- The Washington Times - Thursday, September 23, 2021

Rep. Adam Schiff offered assurances Thursday that his proposal to bolster Congress’ check on the executive branch will apply to presidents of both parties, when he was asked about concerns over the Biden family capitalizing on the president’s name.

The California Democrat said his Protecting Our Democracy Act, which he introduced Tuesday with more than 200 cosponsors, is aimed at reinforcing norms flouted by former President Donald Trump.

The bill includes measures aimed at presidential powers including curbing pardons, bolstering congressional subpoena power and shoring up oversight of payments made to a sitting president.

The latter measure raised questions as to how the legislation could impact President Biden, who faces lingering allegations by some Republicans that his family has capitalized on his time in office.

“Are you concerned at all about the current president’s family members making money basically on the Biden name — Hunter Biden selling his art, the brothers doing business?” Linda Feldmann, Washington bureau chief of The Christian Science Monitor, asked Mr. Schiff during Thursday’s Monitor Breakfast.

“I think we apply the same standard to any president of either party,” Mr. Schiff said. “If any president’s conduct violates the constitutional prohibition on emoluments then there needs to be a mechanism to enforce it.”

“And so this is one of the reasons why I say that this package of reforms is really party neutral, president neutral,” he continued. “It’s a means of ensuring there’s good government no matter who occupies that office.”

Mr. Schiff said the proposal on emoluments was driven primarily by what he viewed as questionable business dealings on behalf of Mr. Trump while he was in office.

“One of the prevailing concerns I had about the last president, just to use one example, is he was trying to build a Trump Tower in Moscow?” Mr. Schiff said.

“From my point of view, anyone who wants to be the president of the United States needs to put the country first, not their business interests,” he said. “And if they’re unwilling to do it, they shouldn’t run for president.”

He said he does not expect to “have to use” the “protections” offered by his legislation against the Biden administration.

“But they also need to be mindful of what future Congresses might do,” he said when asked how a Republican-controlled Congress could leverage the reforms against Mr. Biden.

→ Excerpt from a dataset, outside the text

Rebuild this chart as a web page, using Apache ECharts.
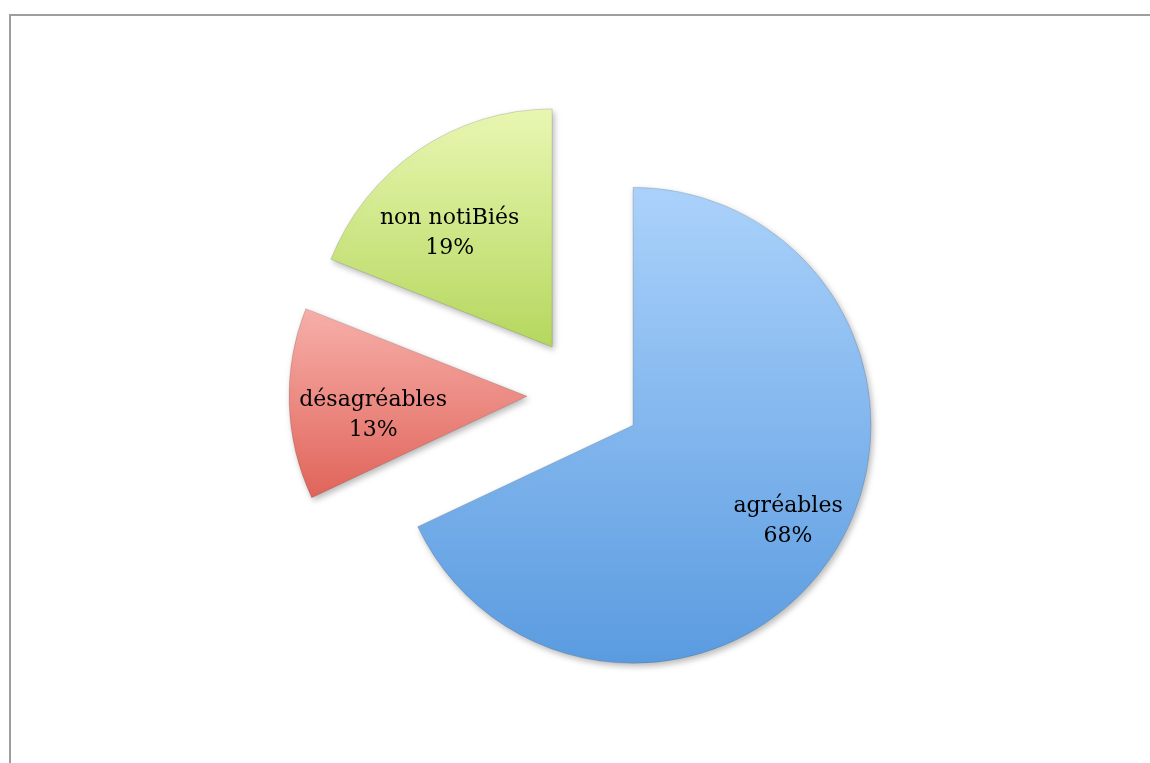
<!DOCTYPE html>
<html>
<head>
<meta charset="utf-8">
<script src="https://cdn.jsdelivr.net/npm/echarts@6/dist/echarts.min.js"></script>
<style>
html,body{margin:0;padding:0;background:#fff;}
#chart{width:1150px;height:763px;}
</style>
</head>
<body>
<div id="chart"></div>
<script>
const categories = ['agréables', 'désagréables', 'non notiBiés'];
const values = [68, 13, 19];

const fills = [
  ['#abd2fb', '#5a9be0'],
  ['#f7b0aa', '#e0645a'],
  ['#e9f7b2', '#b5d75e']
];
const labelShift = [[52, 31], [-32, 15], [-34, -13]];

const chart = echarts.init(document.getElementById('chart'), null, {renderer: 'canvas'});

const data = categories.map((name, i) => ({
  name: name,
  value: values[i],
  selected: true,
  itemStyle: {
    color: new echarts.graphic.LinearGradient(0, 0, 0, 1, [
      {offset: 0, color: fills[i][0]},
      {offset: 1, color: fills[i][1]}
    ])
  }
}));

chart.setOption({
  animation: false,
  backgroundColor: '#ffffff',
  graphic: [{
    type: 'rect',
    shape: {x: 10, y: 15, width: 1200, height: 800},
    style: {fill: 'none', stroke: '#9e9e9e', lineWidth: 2},
    silent: true
  }],
  series: [{
    type: 'pie',
    center: [584.5, 394.5],
    radius: [0, 238],
    startAngle: 90,
    clockwise: true,
    selectedMode: 'multiple',
    selectedOffset: 57.5,
    avoidLabelOverlap: false,
    data: data,
    itemStyle: {
      borderColor: 'rgba(60,60,60,0.18)',
      borderWidth: 1,
      shadowBlur: 6,
      shadowOffsetX: 2,
      shadowOffsetY: 3,
      shadowColor: 'rgba(0,0,0,0.28)'
    },
    select: {
      itemStyle: {
        borderColor: 'rgba(60,60,60,0.18)',
        borderWidth: 1
      }
    },
    emphasis: {disabled: true},
    label: {
      show: true,
      position: 'inside',
      formatter: '{b}\n{d}%',
      fontFamily: 'DejaVu Serif',
      fontSize: 22,
      lineHeight: 30,
      color: '#000000',
      align: 'center'
    },
    labelLine: {show: false},
    labelLayout: function (params) {
      const s = labelShift[params.dataIndex];
      return {dx: s[0], dy: s[1]};
    }
  }]
});
</script>
</body>
</html>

While Mr. Schiff’s legislation enjoys significant support in the House, with more than 200 Democratic cosponsors, Republicans will likely be a challenge.

Other than the bill’s two Republican cosponsors, the GOP has largely been mum on the proposal. The bill would need at least 10 Republican votes in the Senate to pass.

Many of the measures proposed in the legislation have received Republican support in the past, but the bill is branded largely as a rebuke of Mr. Trump, who still maintains a tight grip over GOP lawmakers.

“I think what the Republican members of the House and Senate will need to decide is whether the coercion of the former president, the fear of the former president, is sufficient to override what they always felt was good policy in the past,” Mr. Schiff said.

But Republican lawmakers will not be the only challenge going forward. Mr. Schiff said Thursday that some of the bill’s language is still being smoothed out with the Biden administration. He said he has worked to address the administration’s concerns over the past few months, and said he anticipated concerns no matter who was in office.

Mr. Schiff said some sticking points remain with the White House, though he would not offer specifics.

“We have not been able to reach full agreement on all the provisions of the bill, so that will continue to be a work in progress,” he said. “There were areas that we felt we could accommodate and did. There are areas where we felt we could not.”